Despite the many operations and actions that go on at Feed the Children, a staff of only six people manages to handle the workload. This includes a volunteer engagement supervisor, shipping and receiving supervisor, a warehouse manager, and three forklift drivers. 

Beth Baier is the volunteer engagement supervisor and oversees the operations of the organization. She has spent her three-and-a-half years with Feed the Children helping out volunteers and running the major programs at the facility.

“I run the Teacher Store, which is for Title I school districts, and Box Brigade, which is for packing boxes for families,” Baier said. 

The Teacher Store is a recently-introduced program, created to assist teachers at Title I districts in supplying free materials for their classrooms.

“Normally, the teachers come in and ‘shop’ every Wednesday. Each teacher from a district can shop once a month. That opens them up to school supplies, books, binders, and sometimes electronics,” Baier said. “That runs August through May.

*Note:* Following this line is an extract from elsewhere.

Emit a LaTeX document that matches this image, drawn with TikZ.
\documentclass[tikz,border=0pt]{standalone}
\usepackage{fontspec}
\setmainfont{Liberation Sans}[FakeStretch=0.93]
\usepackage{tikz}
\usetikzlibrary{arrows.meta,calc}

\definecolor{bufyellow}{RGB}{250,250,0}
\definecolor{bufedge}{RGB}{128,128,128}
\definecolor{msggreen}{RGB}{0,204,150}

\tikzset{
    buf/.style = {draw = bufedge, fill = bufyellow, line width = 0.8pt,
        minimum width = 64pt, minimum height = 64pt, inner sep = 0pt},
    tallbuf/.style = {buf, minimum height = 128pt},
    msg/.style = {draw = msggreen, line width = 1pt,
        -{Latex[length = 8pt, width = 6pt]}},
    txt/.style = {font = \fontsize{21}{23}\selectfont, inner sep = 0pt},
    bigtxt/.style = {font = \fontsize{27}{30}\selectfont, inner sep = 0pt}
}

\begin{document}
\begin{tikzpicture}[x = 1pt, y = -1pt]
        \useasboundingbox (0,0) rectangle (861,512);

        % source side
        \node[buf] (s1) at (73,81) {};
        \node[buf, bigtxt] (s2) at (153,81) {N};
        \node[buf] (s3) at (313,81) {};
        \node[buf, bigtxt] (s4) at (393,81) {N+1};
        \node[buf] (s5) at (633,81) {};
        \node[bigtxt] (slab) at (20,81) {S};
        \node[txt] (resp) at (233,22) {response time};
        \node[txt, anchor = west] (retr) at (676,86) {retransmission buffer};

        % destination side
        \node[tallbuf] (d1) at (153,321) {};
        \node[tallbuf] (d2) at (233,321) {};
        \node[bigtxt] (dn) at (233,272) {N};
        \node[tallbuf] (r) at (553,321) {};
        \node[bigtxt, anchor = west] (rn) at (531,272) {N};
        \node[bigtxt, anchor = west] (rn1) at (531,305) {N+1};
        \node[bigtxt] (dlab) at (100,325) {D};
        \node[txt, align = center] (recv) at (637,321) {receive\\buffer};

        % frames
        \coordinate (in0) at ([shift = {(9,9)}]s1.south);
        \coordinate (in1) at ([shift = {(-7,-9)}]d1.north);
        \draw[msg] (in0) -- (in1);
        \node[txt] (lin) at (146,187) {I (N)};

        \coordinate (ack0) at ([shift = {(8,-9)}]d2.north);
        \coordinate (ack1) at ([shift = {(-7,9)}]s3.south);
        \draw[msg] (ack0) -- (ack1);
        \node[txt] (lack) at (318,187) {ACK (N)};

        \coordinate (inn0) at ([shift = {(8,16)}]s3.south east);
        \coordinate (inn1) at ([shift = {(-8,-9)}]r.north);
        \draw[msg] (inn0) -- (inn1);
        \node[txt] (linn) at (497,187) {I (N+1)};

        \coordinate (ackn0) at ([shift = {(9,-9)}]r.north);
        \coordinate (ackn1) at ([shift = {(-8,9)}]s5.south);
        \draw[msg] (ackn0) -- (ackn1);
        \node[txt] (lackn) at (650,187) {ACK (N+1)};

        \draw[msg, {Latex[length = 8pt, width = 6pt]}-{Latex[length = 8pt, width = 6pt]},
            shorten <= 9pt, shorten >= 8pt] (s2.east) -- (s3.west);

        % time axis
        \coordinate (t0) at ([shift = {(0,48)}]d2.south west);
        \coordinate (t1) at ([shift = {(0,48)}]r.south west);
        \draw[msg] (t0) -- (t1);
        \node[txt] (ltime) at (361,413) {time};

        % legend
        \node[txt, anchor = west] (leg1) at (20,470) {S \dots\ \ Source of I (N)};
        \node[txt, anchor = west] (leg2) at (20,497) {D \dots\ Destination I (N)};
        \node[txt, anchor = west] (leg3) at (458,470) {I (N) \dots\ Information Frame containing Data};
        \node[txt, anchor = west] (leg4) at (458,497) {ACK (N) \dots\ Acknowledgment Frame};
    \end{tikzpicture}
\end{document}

There is no limit; we only kind of restrict general office supplies, such as rulers and calculators.”

Box Brigade meanwhile is the main activity for volunteers, in which they pack boxes of food, hygiene, and Avon beauty products to be distributed to families in need on the East Coast. Around one thousand boxes go out each month, with a lot of the supply being stored in case of a natural disaster.

As COVID-19 cases rose around mid-late November, Feed the Children was forced to modify its schedule. Fortunately, the pandemic did not affect its actions very much, and they are looking to revert back to normal operations as the situation improves.

“We’ve had to learn how to pivot. We had to figure out a way to do a contactless pickup for the teacher store program,” Baier said. “Turnouts for events are surprisingly good. A lot of our events fill up. Since we’re being more cautious, we don’t have as many events.”

One of the forklift drivers is Gilbert Grier, who goes by “G.” Grier’s work at Feed the Children takes him through the whole shipping and handling department. An average day sees him bouncing between the warehouse and office, taking materials to and from each place.

“An average day is just receiving the materials, whatever the donors donate,” Grier said. “Staples and Office Depot are our biggest donors. After we receive the supplies and put it in the system, Beth will request some stock from the warehouse to stock the store. I’m in the warehouse and office the whole day.”

Baier and Grier don’t have easy work, but they love their careers for the ability to help others and watch them positively collaborate.

“I love working with so many people,” Baier said. “I can work with kids who are 11 up to an 80-year-old on the same project. It’s so interesting how people who don’t even know each other come together to make so many boxes. It’s an awesome thing to see.”

Grier sees his job as an opportunity to serve the community and help others.

“My favorite part of the job is knowing that we are helping people when we ship out our materials,” Grier said “When we’re helping people in the community, that is everything to me. I just wish we could reach more people.”